-- THE EXERCISE --
Where a line of the material contains the string "this", copy that line.

-- RECORDS --
'''

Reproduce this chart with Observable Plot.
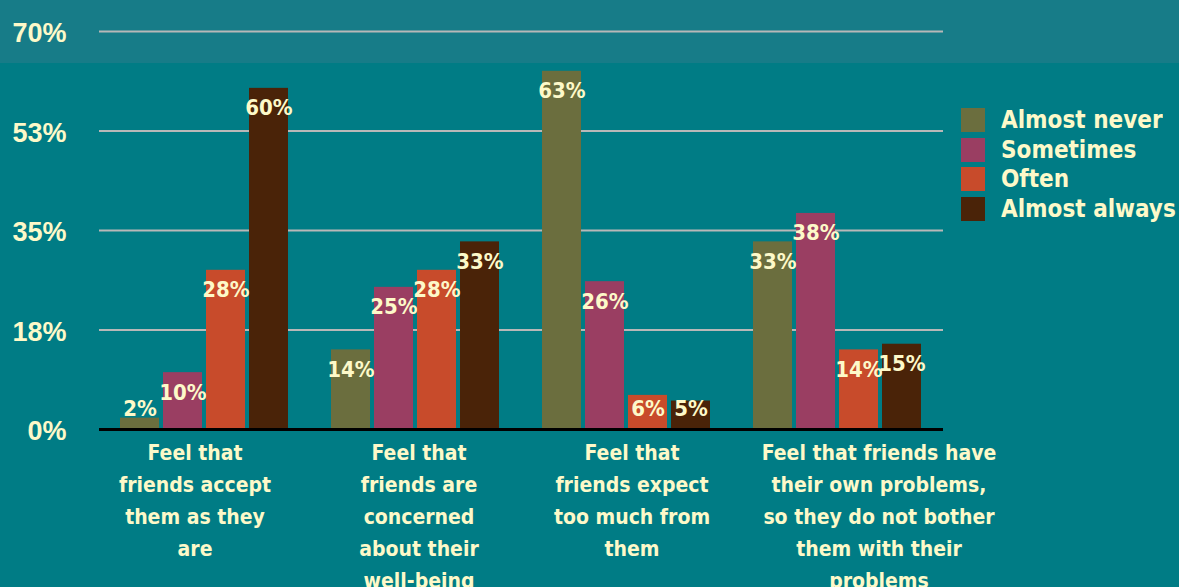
<!DOCTYPE html>
<html><head><meta charset="utf-8">
<script src="https://cdn.jsdelivr.net/npm/d3@7"></script>
<script src="https://cdn.jsdelivr.net/npm/@observablehq/plot@0.6"></script>
<style>
html,body{margin:0;padding:0;}
body{width:1179px;height:587px;overflow:hidden;background:linear-gradient(#177c88 0,#177c88 63px,#007c85 63px);position:relative;}
#chart{position:absolute;left:0;top:0;}
#legend{position:absolute;left:961px;top:105px;}
#legend *{font-family:"DejaVu Sans Condensed","DejaVu Sans",sans-serif !important;font-stretch:condensed;font-weight:bold !important;font-size:24px !important;color:#fdf9c9 !important;}
#legend .lg-swatch{height:29.7px;padding-bottom:0 !important;margin:0 !important;display:flex;align-items:center;}
#legend .lg-swatch svg{margin-right:16px !important;}
#legend > div{margin:0 !important;columns:auto !important;}
</style></head><body><div id="chart"></div><div id="legend"></div>
<script>
const categories = [
  "Feel that\nfriends accept\nthem as they\nare",
  "Feel that\nfriends are\nconcerned\nabout their\nwell-being",
  "Feel that\nfriends expect\ntoo much from\nthem",
  "Feel that friends have\ntheir own problems,\nso they do not bother\nthem with their\nproblems"
];
const series = ["Almost never", "Sometimes", "Often", "Almost always"];
const almostNever = [2, 14, 63, 33];
const sometimes = [10, 25, 26, 38];
const often = [28, 28, 6, 14];
const almostAlways = [60, 33, 5, 15];
const colors = ["#6b6e3e", "#9a3e62", "#c84b2b", "#4a2308"];
const yTicks = [0, 17.5, 35, 52.5, 70];

const seriesValues = [almostNever, sometimes, often, almostAlways];
const data = categories.flatMap((c, i) => series.map((s, j) => ({category: c, series: s, value: seriesValues[j][i]})));
const cream = "#fdf9c9";
const font = "DejaVu Sans Condensed, DejaVu Sans, sans-serif";
const labelShift = [-10, 3, 5, 41];

const plot = Plot.plot({
  width: 1179, height: 587,
  marginLeft: 97, marginRight: 235, marginTop: 31, marginBottom: 158,
  style: {background: "transparent", color: cream, fontFamily: font, fontStretch: "condensed", overflow: "visible"},
  fx: {domain: categories, padding: 0, label: null, axis: null},
  x: {domain: series, paddingInner: 0.09, paddingOuter: 0.48, axis: null},
  y: {domain: [0, 70], axis: null},
  color: {domain: series, range: colors},
  marks: [
    Plot.gridY(yTicks, {stroke: "#b8b8b8", strokeOpacity: 1, strokeWidth: 2}),
    Plot.axisY(yTicks, {tickFormat: d => Math.round(d) + "%", tickSize: 0, tickPadding: 33, fontSize: 27, fontWeight: "bold", fontFamily: "Liberation Sans, Arial, sans-serif", fontStretch: "normal", dy: 2, label: null}),
    Plot.barY(data, {fx: "category", x: "series", y: "value", fill: "series"}),
    Plot.ruleY([0], {stroke: "black", strokeWidth: 3}),
    Plot.text(data, {fx: "category", x: "series", y: d => Math.max(d.value - 3.5, 3.7), text: d => d.value + "%", fill: cream, fontSize: 22, fontWeight: "bold"}),
    ...categories.map((c, i) => Plot.text([c], {fx: d => d, text: d => d, frameAnchor: "bottom", lineAnchor: "top", dy: 8, dx: labelShift[i], fontSize: 21, fontWeight: "bold", lineHeight: 1.52, fill: cream}))
  ]
});
document.getElementById("chart").appendChild(plot);
const leg = plot.legend("color", {legend: "swatches", columns: 1, swatchSize: 24, className: "lg"});
document.getElementById("legend").appendChild(leg);
</script>
</body></html>
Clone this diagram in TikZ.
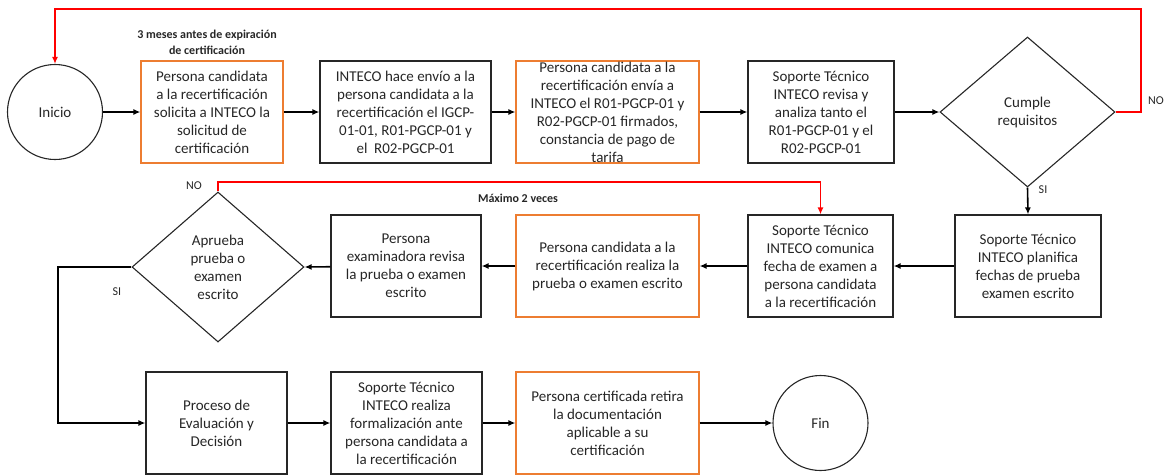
\documentclass[tikz,border=0pt]{standalone}
\usepackage{fontspec}
\setmainfont{Carlito}
\usetikzlibrary{arrows.meta,shapes.geometric}
\definecolor{boxorange}{RGB}{237,125,49}
\definecolor{flowred}{RGB}{255,0,0}
\definecolor{txt}{RGB}{38,38,38}
\begin{document}
\begin{tikzpicture}[x=1pt,y=-1pt,
  every node/.style={text=txt,font=\fontsize{15}{18}\selectfont},
  stepbox/.style={draw=black!85,line width=1.2pt,minimum width=#1,minimum height=102pt,inner sep=0pt,align=center},
  orangebox/.style={stepbox=#1,draw=boxorange},
  decision/.style={diamond,draw=black!85,line width=1.1pt,minimum width=#1,minimum height=150pt,inner sep=0pt,align=center},
  terminal/.style={circle,draw=black!85,line width=1.1pt,minimum size=95pt,inner sep=0pt},
  flow/.style={line width=1.6pt,-{Latex[length=7pt,width=6pt]}},
  redflow/.style={flow,draw=flowred},
  note/.style={font=\fontsize{12}{16}\selectfont\bfseries,align=center},
  lbl/.style={font=\fontsize{12}{14}\selectfont}
]
\useasboundingbox (0,0) rectangle (1167,475);

% row 1
\node[terminal] (inicio) at (55,112) {Inicio};
\node[orangebox=142pt] (b1) at (212,112) {Persona candidata\\a la recertificación\\solicita a INTECO la\\solicitud de\\certificación};
\node[stepbox=171pt] (b2) at (405.5,112) {INTECO hace envío a la\\persona candidata a la\\recertificación el IGCP-\\01-01, R01-PGCP-01 y\\el \ R02-PGCP-01};
\node[orangebox=183pt] (b3) at (607.5,112) {Persona candidata a la\\recertificación envía a\\INTECO el R01-PGCP-01 y\\R02-PGCP-01 firmados,\\constancia de pago de\\tarifa};
\node[stepbox=146pt] (b4) at (821,112) {Soporte Técnico\\INTECO revisa y\\analiza tanto el\\R01-PGCP-01 y el\\R02-PGCP-01};
\node[decision=175pt] (d1) at (1027.5,112) {Cumple\\requisitos};

% row 2
\node[stepbox=146pt] (b5) at (1028,266) {Soporte Técnico\\INTECO planifica\\fechas de prueba\\examen escrito};
\node[stepbox=145pt] (b6) at (820.5,266) {Soporte Técnico\\INTECO comunica\\fecha de examen a\\persona candidata\\a la recertificación};
\node[orangebox=183pt] (b7) at (607.5,266) {Persona candidata a la\\recertificación realiza la\\prueba o examen escrito};
\node[stepbox=150pt] (b8) at (406,266) {Persona\\examinadora revisa\\la prueba o examen\\escrito};
\node[decision=172pt] (d2) at (218,267) {Aprueba\\prueba o\\examen\\escrito};

% row 3
\node[stepbox=141pt] (b9) at (216.5,423) {Proceso de\\Evaluación y\\Decisión};
\node[stepbox=151pt] (b10) at (406.5,423) {Soporte Técnico\\INTECO realiza\\formalización ante\\persona candidata a\\la recertificación};
\node[orangebox=183pt] (b11) at (607.5,423) {Persona certificada retira\\la documentación\\aplicable a su\\certificación};
\node[terminal] (fin) at (820.5,423) {Fin};

% notes and labels
\node[note] (n1) at (207,42) {3 meses antes de expiración\\de certificación};
\node[note] (n2) at (518,198) {Máximo 2 veces};
\node[lbl] (no1) at (1156,101) {NO};
\node[lbl] (si1) at (1043,190) {SI};
\node[lbl] (no2) at (194,186) {NO};
\node[lbl] (si2) at (117,292) {SI};

% connectors
\draw[flow] (inicio) -- (b1);
\draw[flow] (b1) -- (b2);
\draw[flow] (b2) -- (b3);
\draw[flow] (b3) -- (b4);
\draw[flow] (b4) -- (d1.west);
\draw[flow] (d1.south) -- (b5.north);
\draw[flow] (b5) -- (b6);
\draw[flow] (b6) -- (b7);
\draw[flow] (b7) -- (b8);
\draw[flow] (b8) -- (d2.east);
\coordinate (c3) at (58,267);
\draw[flow] (d2.west) -- (c3) |- (b9.west);
\draw[flow] (b9) -- (b10);
\draw[flow] (b10) -- (b11);
\draw[flow] (b11) -- (fin);

\coordinate (c1) at (1141,9);
\draw[redflow] (d1.east) -| (c1) -| (inicio.north);
\coordinate (c2) at (218,182);
\draw[redflow] (d2.north) -- (c2) -| (b6.north);
\end{tikzpicture}
\end{document}
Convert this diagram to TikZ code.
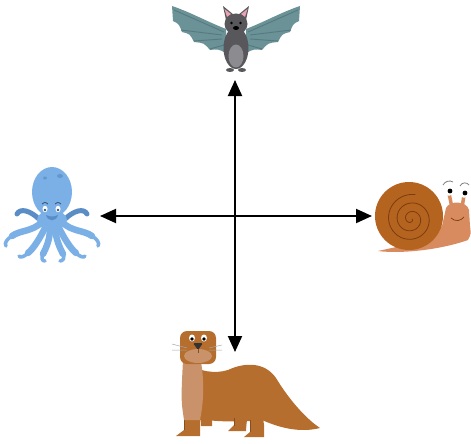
\documentclass[tikz,border=0pt]{standalone}
\usetikzlibrary{arrows.meta,calc}
\definecolor{batwing}{HTML}{6B9297}
\definecolor{batbone}{HTML}{557A7F}
\definecolor{batbody}{HTML}{58585C}
\definecolor{batbelly}{HTML}{8C8C90}
\definecolor{batear}{HTML}{EBA3B4}
\definecolor{octblue}{HTML}{7AB0E6}
\definecolor{octdark}{HTML}{5A8DC6}
\definecolor{shell}{HTML}{B4641F}
\definecolor{shellline}{HTML}{7A3C10}
\definecolor{snailbody}{HTML}{D88B5E}
\definecolor{otterbrown}{HTML}{B56E2D}
\definecolor{ottertan}{HTML}{C9926A}
\definecolor{otterline}{HTML}{8A4E1B}
\tikzset{
  link/.style={line width=2pt, -{Triangle[length=16pt,width=14pt]}},
  tentacle/.style={line width=6.5pt, line cap=round, octblue},
  tip/.style={line width=3.5pt, line cap=round, octblue},
  backtentacle/.style={line width=5pt, line cap=round, octdark},
}
\begin{document}
\begin{tikzpicture}[x=1pt,y=-1pt]
    \useasboundingbox (0,0) rectangle (471,444);

    % bat
    \begin{scope}[xshift=236pt]
        \foreach \s in {1,-1} {
            \begin{scope}[xscale=\s]
                \fill[batwing] (-10,29) .. controls (-28,22) and (-46,12) .. (-64,6) -- (-63,21) .. controls (-57,24) .. (-54,32) .. controls (-46,34) .. (-42,42) .. controls (-32,43) .. (-26,50) .. controls (-18,49) .. (-10,53) -- cycle;
                \draw[batbone, line width=0.9pt] (-12,32) -- (-62,10) (-14,35) -- (-55,30) (-14,39) -- (-42,41) (-12,45) -- (-26,49);
                \fill[batbody] (-10,20) -- (-13,6) -- (-2,15) -- cycle;
                \fill[batear] (-9,17) -- (-11.5,9) -- (-5,14) -- cycle;
                \fill[batbody] (-6,70) ellipse [x radius=4, y radius=2];
                \fill[white] (-3.5,31) -- (-1,31) -- (-2.2,35) -- cycle;
            \end{scope}
        }
        \fill[batbody] (0,48) ellipse [x radius=12.5, y radius=21];
        \fill[batbody] (0,24) ellipse [x radius=11.5, y radius=10.5];
        \fill[batbelly] (0,56) ellipse [x radius=7.5, y radius=11.5];
        \fill[black] (-4.5,23) circle (1.3) (4.5,23) circle (1.3);
        \fill[black] (0,28) ellipse [x radius=3, y radius=2];
    \end{scope}

    % octopus
    \draw[backtentacle] (40,220) .. controls (30,210) and (20,208) .. (17,214);
    \draw[backtentacle] (64,220) .. controls (74,210) and (84,208) .. (87,214);
    \draw[tentacle] (42,222) .. controls (32,232) and (20,230) .. (12,236);
    \draw[tip] (12,236) .. controls (7,239) and (4,243) .. (6,246);
    \draw[tentacle] (46,226) .. controls (40,238) and (34,248) .. (28,253);
    \draw[tip] (28,253) .. controls (24,257) and (20,258) .. (19,256);
    \draw[tentacle] (50,228) .. controls (50,240) and (46,248) .. (43,254);
    \draw[tip] (43,254) .. controls (41,258) and (42,261) .. (45,261);
    \draw[tentacle] (55,228) .. controls (56,240) and (60,248) .. (63,254);
    \draw[tip] (63,254) .. controls (65,258) and (63,261) .. (60,261);
    \draw[tentacle] (58,226) .. controls (64,238) and (70,248) .. (76,253);
    \draw[tip] (76,253) .. controls (80,257) and (84,258) .. (85,256);
    \draw[tentacle] (62,222) .. controls (72,232) and (84,230) .. (92,236);
    \draw[tip] (92,236) .. controls (97,239) and (100,243) .. (98,246);
    \fill[octblue] (52,192) ellipse [x radius=20, y radius=25];
    \fill[octblue] (52,220) ellipse [x radius=15, y radius=10];
    \fill[octdark!70!octblue] (60,176) ellipse [x radius=3, y radius=2] (45,178) ellipse [x radius=2, y radius=1.5];
    \fill[white] (45,209) ellipse [x radius=2.5, y radius=3.2] (58,209) ellipse [x radius=2.5, y radius=3.2];
    \fill[octdark!60!black] (45,210) circle (1.4) (58,210) circle (1.4);
    \draw[octdark!60!black, line width=0.8pt] (42,204) .. controls (45,202) .. (48,204) (55,204) .. controls (58,202) .. (61,204);
    \fill[octdark] (46,215) .. controls (48,222) and (56,222) .. (58,215) .. controls (54,217) and (50,217) .. (46,215) -- cycle;

    % snail
    \fill[snailbody] (378,251) .. controls (400,254) and (440,250) .. (468,240) .. controls (471,234) .. (470,226) -- (469,210) .. controls (467,201) and (450,200) .. (446,208) -- (442,226) .. controls (430,235) .. (410,244) -- cycle;
    \draw[snailbody, line width=3.5pt, line cap=round] (452,208) -- (449,193) (462,208) -- (464,195);
    \fill[white] (449,191) circle (4.8) (464,193) circle (4.8);
    \fill[black] (450,191) circle (2.4) (465,193) circle (2.4);
    \draw[gray, line width=0.8pt] (443,185) .. controls (445,181) and (450,180) .. (453,182) (460,186) .. controls (462,182) and (467,182) .. (469,185);
    \draw[shellline, line width=0.7pt] (451,218) .. controls (455,222) and (461,221) .. (464,217);
    \fill[shell] (409,216) circle (34);
    \draw[shellline, line width=0.8pt] plot[domain=0:1000, samples=120, smooth] ({411+(1+\x/42)*cos(\x)}, {219+(1+\x/42)*sin(\x)});

    % otter
    \fill[otterbrown] (236,412) -- (234,428) -- (246,428) -- (248,412) -- cycle;
    \fill[otterbrown] (228,431) -- (246,431) -- (246,425) -- (234,425) -- cycle;
    \fill[otterbrown] (200,410) -- (201,426) -- (212,426) -- (212,410) -- cycle;
    \fill[otterbrown] (184,362) .. controls (200,372) and (215,374) .. (228,370) .. controls (245,362) and (265,362) .. (276,378) .. controls (288,398) and (305,418) .. (320,428) .. controls (300,433) and (280,428) .. (262,420) .. controls (245,422) and (225,422) .. (205,420) -- (184,420) -- cycle;
    \fill[otterbrown] (250,410) -- (250,432) -- (244,437) -- (264,437) -- (264,425) -- (262,410) -- cycle;
    \fill[otterbrown] (184,415) -- (184,430) -- (176,436) -- (200,436) -- (200,415) -- cycle;
    \draw[otterline, line width=0.5pt] (250,420) -- (250,432) (184,420) -- (184,430) (234,418) -- (234,426);
    \fill[ottertan] (183,360) -- (201,362) .. controls (205,385) and (203,405) .. (200,420) -- (184,420) .. controls (181,400) .. (183,360) -- cycle;
    \fill[otterbrown, rounded corners=7pt] (180,331) rectangle (216,364);
    \fill[ottertan] (198,356) ellipse [x radius=14, y radius=7];
    \fill[white] (192,338) ellipse [x radius=3, y radius=3.5] (204,338) ellipse [x radius=3, y radius=3.5];
    \fill[black] (192,339) circle (1.8) (204,339) circle (1.8);
    \fill[black!80, rounded corners=1.5pt] (193,343) -- (203,343) -- (198,350) -- cycle;
    \draw[otterline, line width=0.6pt] (198,349) -- (198,353);
    \draw[gray!70, line width=0.5pt] (187,348) -- (172,344) (187,350) -- (172,350) (209,348) -- (222,345) (209,350) -- (222,350);

    % arrows
    \coordinate (hub) at (235,216);
    \coordinate (batend) at (235,80);
    \coordinate (octend) at (100,216);
    \coordinate (snailend) at (372,216);
    \coordinate (otterend) at (235,352);
    \draw[link] (hub) -- (batend);
    \draw[link] (hub) -- (octend);
    \draw[link] (hub) -- (snailend);
    \draw[link] (hub) -- (otterend);
\end{tikzpicture}
\end{document}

'''

-- FULL SOLUTION --
Reproduce this chart with Observable Plot.
Clone this diagram in TikZ.
Convert this diagram to TikZ code.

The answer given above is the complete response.